— begin Data provided —
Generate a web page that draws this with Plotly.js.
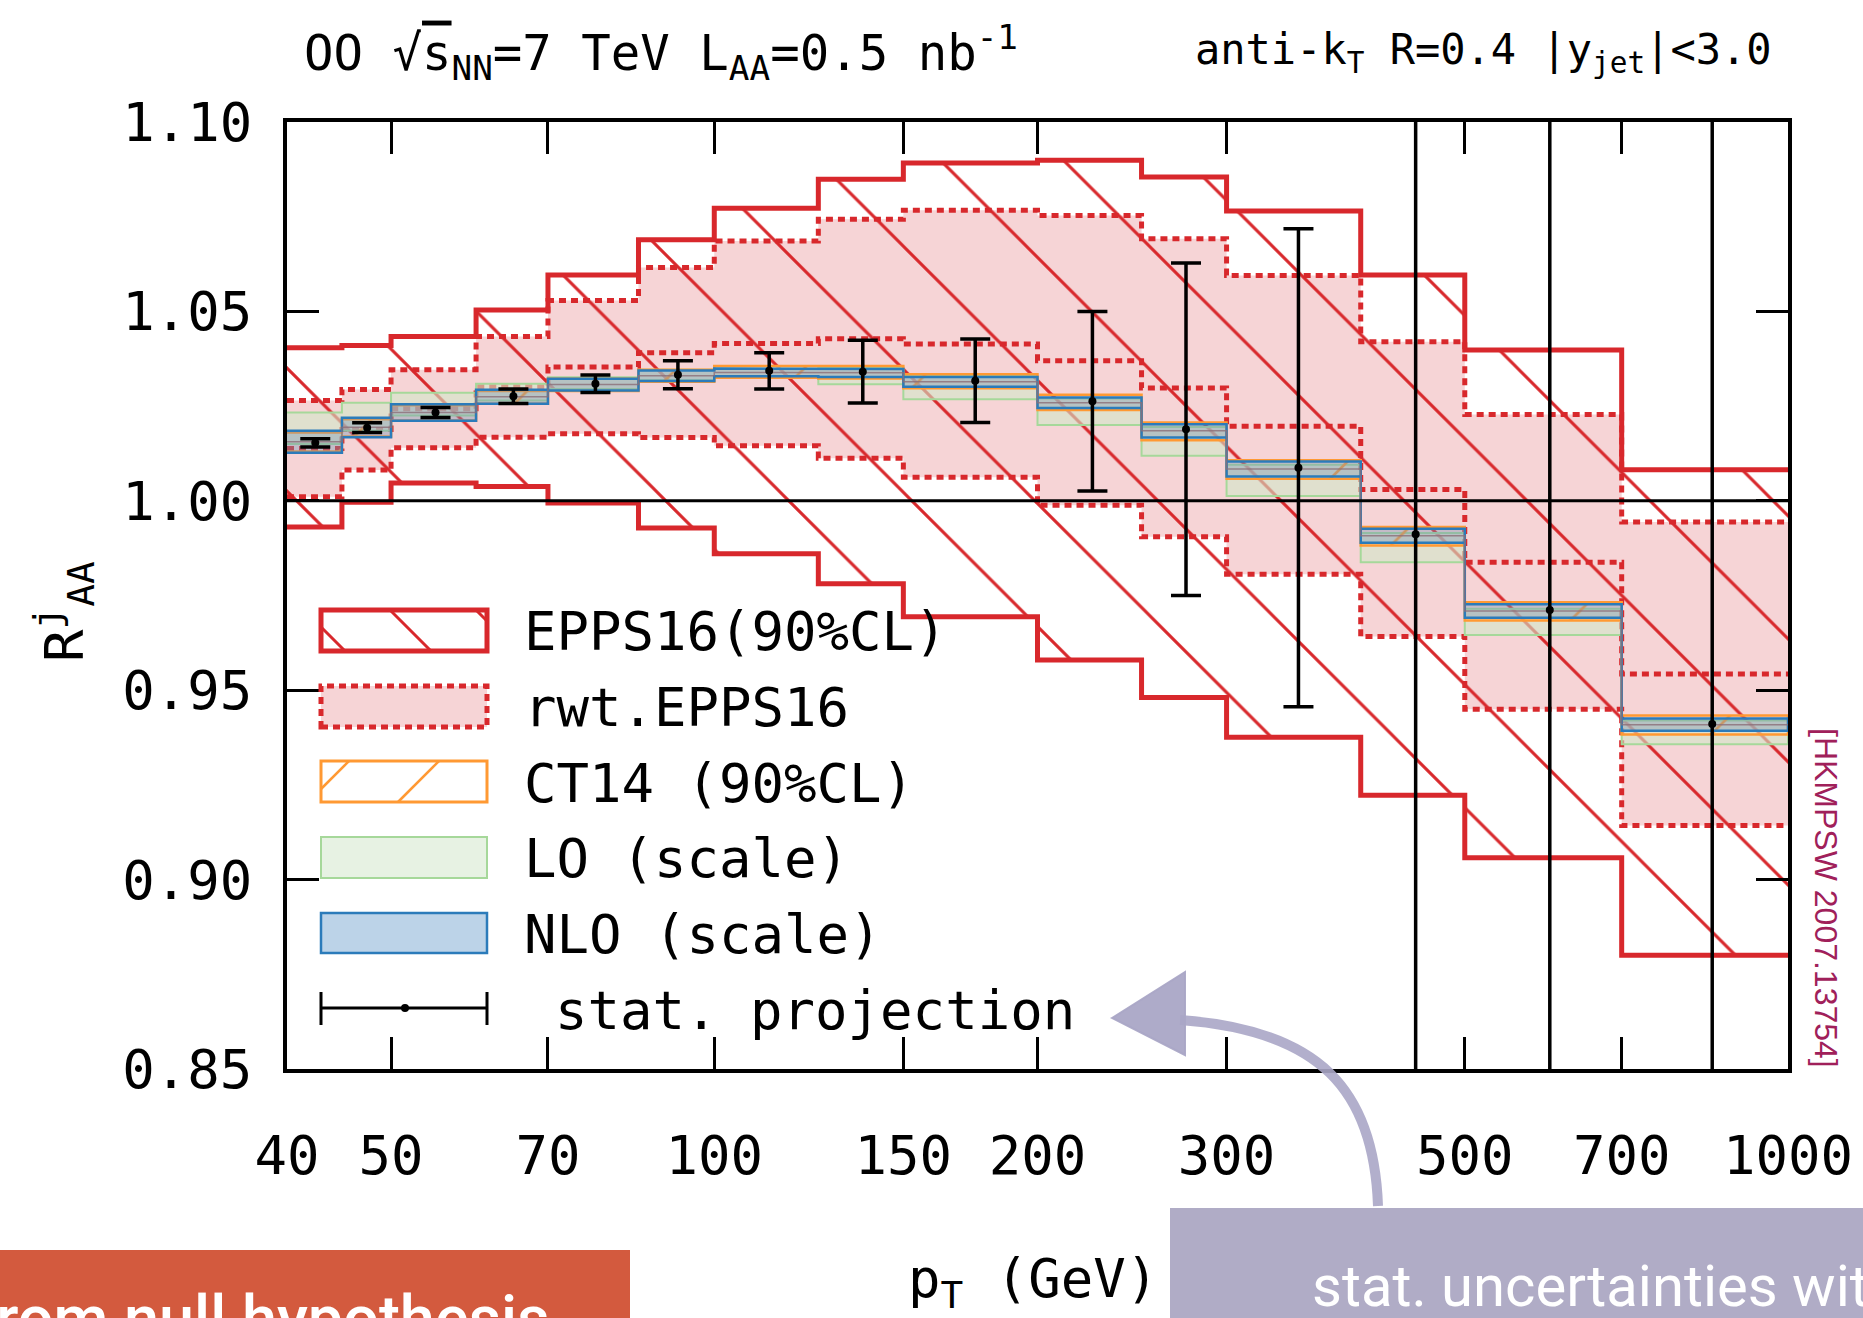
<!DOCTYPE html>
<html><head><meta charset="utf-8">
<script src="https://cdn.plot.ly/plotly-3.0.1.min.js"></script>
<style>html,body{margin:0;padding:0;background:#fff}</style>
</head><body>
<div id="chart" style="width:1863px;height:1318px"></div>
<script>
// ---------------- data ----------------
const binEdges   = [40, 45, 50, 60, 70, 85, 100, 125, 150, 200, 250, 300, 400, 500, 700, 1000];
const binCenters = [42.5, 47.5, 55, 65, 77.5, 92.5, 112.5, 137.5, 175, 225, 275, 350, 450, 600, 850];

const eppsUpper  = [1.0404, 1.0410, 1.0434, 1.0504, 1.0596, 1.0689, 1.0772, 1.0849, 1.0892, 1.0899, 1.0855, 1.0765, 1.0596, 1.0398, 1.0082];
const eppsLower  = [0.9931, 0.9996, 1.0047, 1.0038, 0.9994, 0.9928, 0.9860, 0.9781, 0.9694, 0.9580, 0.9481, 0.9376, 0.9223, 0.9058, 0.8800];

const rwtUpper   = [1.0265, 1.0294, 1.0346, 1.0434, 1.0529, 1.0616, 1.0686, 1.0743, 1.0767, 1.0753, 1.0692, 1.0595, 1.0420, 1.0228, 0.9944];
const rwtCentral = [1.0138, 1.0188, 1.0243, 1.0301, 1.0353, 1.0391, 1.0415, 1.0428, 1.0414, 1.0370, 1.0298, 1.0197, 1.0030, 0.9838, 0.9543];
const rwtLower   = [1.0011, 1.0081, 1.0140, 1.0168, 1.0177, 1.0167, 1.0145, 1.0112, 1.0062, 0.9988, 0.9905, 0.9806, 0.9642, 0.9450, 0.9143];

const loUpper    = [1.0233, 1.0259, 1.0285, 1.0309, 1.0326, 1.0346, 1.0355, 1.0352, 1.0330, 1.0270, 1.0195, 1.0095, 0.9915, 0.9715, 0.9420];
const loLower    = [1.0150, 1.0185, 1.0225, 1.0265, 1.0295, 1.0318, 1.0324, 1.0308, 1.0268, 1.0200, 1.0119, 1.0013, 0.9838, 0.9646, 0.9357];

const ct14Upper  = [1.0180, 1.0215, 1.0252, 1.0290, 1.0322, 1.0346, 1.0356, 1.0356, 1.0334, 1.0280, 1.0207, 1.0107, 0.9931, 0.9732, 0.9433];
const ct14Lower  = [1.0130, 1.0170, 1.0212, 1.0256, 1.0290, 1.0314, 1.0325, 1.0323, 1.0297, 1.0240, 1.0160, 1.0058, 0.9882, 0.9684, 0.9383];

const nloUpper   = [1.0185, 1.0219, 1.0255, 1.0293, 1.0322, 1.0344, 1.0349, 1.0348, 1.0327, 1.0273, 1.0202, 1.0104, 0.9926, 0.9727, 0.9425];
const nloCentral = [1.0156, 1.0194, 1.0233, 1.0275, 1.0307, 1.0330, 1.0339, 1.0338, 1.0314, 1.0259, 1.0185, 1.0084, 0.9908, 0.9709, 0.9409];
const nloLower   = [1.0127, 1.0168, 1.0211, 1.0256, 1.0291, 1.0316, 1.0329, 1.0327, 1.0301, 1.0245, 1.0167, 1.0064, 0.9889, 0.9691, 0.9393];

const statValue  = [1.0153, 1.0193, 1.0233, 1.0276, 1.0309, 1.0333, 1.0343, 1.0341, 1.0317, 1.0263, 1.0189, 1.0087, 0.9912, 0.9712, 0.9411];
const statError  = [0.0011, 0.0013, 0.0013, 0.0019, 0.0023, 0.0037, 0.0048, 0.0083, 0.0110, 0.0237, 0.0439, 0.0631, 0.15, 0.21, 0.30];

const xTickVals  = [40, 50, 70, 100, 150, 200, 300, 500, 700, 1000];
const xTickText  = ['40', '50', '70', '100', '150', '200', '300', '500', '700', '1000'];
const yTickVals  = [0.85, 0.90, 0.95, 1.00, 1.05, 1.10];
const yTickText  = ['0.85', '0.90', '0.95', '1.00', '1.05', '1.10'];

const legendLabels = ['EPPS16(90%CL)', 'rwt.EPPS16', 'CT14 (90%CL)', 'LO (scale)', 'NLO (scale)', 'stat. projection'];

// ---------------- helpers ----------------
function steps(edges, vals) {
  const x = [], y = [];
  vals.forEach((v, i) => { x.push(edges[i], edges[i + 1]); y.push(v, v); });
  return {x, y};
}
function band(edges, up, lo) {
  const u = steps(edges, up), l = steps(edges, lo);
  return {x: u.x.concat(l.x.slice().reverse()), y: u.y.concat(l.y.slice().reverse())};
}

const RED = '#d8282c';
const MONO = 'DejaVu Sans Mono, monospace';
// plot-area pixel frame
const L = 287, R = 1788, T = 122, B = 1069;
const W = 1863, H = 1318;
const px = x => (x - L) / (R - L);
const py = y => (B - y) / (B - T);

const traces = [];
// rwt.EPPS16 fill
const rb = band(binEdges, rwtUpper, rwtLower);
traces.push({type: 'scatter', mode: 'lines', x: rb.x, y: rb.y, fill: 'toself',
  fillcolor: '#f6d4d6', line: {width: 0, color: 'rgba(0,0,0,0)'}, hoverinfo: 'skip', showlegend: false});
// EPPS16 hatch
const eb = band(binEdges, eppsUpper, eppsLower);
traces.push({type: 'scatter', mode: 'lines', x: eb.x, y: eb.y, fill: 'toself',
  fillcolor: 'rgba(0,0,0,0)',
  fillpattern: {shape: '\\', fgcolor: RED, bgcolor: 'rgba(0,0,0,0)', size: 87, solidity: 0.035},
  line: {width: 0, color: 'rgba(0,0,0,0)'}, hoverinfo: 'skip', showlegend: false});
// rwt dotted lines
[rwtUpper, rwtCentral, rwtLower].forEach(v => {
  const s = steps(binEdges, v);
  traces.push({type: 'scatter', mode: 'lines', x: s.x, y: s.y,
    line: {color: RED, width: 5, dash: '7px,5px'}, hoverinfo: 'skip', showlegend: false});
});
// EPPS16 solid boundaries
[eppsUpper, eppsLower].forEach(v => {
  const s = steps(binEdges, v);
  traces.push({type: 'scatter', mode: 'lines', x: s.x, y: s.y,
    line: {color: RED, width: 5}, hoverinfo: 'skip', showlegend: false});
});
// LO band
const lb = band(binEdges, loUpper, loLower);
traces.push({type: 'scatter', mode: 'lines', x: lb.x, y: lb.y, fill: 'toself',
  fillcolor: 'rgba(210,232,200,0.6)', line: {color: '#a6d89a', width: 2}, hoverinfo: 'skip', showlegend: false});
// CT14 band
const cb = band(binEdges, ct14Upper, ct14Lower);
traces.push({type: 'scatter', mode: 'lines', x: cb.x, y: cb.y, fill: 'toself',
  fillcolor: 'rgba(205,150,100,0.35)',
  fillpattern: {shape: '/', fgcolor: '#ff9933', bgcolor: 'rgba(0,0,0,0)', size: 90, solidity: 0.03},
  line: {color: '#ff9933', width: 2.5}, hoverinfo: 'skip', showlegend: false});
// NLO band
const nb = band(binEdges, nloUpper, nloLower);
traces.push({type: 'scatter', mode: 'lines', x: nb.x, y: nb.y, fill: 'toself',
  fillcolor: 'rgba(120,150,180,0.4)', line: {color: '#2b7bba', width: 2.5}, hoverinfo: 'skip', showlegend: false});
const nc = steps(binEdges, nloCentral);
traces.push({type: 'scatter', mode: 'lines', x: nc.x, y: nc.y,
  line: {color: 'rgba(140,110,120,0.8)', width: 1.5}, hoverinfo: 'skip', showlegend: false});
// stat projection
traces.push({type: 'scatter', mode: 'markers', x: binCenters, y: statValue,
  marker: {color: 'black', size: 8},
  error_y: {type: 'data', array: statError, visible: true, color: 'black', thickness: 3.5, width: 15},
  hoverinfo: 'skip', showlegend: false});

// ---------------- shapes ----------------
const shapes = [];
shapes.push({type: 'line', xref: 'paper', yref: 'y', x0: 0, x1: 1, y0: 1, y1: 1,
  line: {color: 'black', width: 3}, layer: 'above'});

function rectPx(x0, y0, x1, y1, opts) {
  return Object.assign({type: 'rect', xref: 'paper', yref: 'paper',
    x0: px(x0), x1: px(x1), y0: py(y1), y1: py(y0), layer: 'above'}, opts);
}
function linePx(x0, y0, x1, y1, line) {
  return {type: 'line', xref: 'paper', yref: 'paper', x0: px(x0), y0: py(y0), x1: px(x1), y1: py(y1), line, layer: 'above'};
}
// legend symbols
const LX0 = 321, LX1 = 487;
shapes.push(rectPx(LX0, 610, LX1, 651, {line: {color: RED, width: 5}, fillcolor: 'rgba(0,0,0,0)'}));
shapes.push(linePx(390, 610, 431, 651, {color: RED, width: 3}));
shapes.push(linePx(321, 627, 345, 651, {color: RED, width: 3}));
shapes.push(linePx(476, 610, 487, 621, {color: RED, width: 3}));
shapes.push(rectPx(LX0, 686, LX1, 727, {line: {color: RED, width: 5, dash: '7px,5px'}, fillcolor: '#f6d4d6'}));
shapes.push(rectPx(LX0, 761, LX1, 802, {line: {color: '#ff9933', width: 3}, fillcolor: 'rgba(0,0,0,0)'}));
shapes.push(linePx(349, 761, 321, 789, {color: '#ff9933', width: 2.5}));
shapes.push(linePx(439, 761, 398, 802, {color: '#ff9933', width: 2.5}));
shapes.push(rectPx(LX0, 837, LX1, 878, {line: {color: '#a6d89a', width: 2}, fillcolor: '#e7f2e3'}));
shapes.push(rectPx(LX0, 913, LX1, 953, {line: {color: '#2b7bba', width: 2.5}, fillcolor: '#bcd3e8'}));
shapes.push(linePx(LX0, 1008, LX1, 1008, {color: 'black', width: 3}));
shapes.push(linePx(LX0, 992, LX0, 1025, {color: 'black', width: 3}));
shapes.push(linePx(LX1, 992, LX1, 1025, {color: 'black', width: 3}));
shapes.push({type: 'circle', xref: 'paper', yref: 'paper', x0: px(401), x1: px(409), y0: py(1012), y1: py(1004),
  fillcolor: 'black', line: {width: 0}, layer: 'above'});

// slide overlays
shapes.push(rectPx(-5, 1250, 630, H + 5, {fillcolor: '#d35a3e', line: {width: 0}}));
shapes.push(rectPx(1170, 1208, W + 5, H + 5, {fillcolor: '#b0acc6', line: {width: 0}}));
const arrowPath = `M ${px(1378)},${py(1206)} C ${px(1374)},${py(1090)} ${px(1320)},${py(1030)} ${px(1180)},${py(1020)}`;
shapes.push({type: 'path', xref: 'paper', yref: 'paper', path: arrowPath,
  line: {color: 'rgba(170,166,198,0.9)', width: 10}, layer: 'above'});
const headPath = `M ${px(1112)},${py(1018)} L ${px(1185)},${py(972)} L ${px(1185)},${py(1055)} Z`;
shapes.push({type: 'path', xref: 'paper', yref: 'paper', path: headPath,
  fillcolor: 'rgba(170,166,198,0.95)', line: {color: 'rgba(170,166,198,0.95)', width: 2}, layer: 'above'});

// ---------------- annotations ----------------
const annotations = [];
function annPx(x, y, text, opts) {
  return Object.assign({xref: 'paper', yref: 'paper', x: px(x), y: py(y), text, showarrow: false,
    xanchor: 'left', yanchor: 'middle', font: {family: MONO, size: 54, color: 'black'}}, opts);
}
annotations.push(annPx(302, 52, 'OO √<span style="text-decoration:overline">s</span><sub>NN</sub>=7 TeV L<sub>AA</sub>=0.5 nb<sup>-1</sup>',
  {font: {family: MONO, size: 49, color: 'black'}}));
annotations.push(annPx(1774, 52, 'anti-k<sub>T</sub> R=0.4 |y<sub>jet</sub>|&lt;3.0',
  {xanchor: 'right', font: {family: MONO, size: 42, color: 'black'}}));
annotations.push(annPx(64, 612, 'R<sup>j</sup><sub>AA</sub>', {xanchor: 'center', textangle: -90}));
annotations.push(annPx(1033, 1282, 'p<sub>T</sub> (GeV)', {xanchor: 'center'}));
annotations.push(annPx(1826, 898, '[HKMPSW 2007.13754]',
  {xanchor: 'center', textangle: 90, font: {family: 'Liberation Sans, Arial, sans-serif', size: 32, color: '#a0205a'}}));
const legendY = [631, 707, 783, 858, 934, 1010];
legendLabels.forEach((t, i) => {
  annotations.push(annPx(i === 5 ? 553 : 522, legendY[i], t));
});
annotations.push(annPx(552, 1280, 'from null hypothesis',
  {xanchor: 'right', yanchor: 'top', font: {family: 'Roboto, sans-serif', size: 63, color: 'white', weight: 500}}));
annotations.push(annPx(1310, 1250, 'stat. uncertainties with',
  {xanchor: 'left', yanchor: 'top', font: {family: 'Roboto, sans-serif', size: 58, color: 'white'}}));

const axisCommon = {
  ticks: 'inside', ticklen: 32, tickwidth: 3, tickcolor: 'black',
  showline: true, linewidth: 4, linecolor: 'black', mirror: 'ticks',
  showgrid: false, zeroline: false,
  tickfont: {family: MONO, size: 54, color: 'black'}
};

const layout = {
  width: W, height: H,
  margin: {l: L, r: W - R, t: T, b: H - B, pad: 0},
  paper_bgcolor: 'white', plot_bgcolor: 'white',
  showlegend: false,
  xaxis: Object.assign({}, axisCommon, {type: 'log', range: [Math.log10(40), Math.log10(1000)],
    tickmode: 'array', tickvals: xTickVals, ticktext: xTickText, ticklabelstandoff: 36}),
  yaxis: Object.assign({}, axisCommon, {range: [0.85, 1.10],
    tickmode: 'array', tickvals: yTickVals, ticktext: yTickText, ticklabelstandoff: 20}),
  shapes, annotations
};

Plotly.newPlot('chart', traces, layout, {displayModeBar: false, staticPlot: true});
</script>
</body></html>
— end Data provided —
Prompt => Pictures are excluded: retype only the lines from the beginning of the listing above through the line with "0.9642, 0.9450, 0.9143];", both included.

Task solution =>
Generate a web page that draws this with Plotly.js.
<!DOCTYPE html>
<html><head><meta charset="utf-8">
<script src="https://cdn.plot.ly/plotly-3.0.1.min.js"></script>
<style>html,body{margin:0;padding:0;background:#fff}</style>
</head><body>
<div id="chart" style="width:1863px;height:1318px"></div>
<script>
// ---------------- data ----------------
const binEdges   = [40, 45, 50, 60, 70, 85, 100, 125, 150, 200, 250, 300, 400, 500, 700, 1000];
const binCenters = [42.5, 47.5, 55, 65, 77.5, 92.5, 112.5, 137.5, 175, 225, 275, 350, 450, 600, 850];

const eppsUpper  = [1.0404, 1.0410, 1.0434, 1.0504, 1.0596, 1.0689, 1.0772, 1.0849, 1.0892, 1.0899, 1.0855, 1.0765, 1.0596, 1.0398, 1.0082];
const eppsLower  = [0.9931, 0.9996, 1.0047, 1.0038, 0.9994, 0.9928, 0.9860, 0.9781, 0.9694, 0.9580, 0.9481, 0.9376, 0.9223, 0.9058, 0.8800];

const rwtUpper   = [1.0265, 1.0294, 1.0346, 1.0434, 1.0529, 1.0616, 1.0686, 1.0743, 1.0767, 1.0753, 1.0692, 1.0595, 1.0420, 1.0228, 0.9944];
const rwtCentral = [1.0138, 1.0188, 1.0243, 1.0301, 1.0353, 1.0391, 1.0415, 1.0428, 1.0414, 1.0370, 1.0298, 1.0197, 1.0030, 0.9838, 0.9543];
const rwtLower   = [1.0011, 1.0081, 1.0140, 1.0168, 1.0177, 1.0167, 1.0145, 1.0112, 1.0062, 0.9988, 0.9905, 0.9806, 0.9642, 0.9450, 0.9143];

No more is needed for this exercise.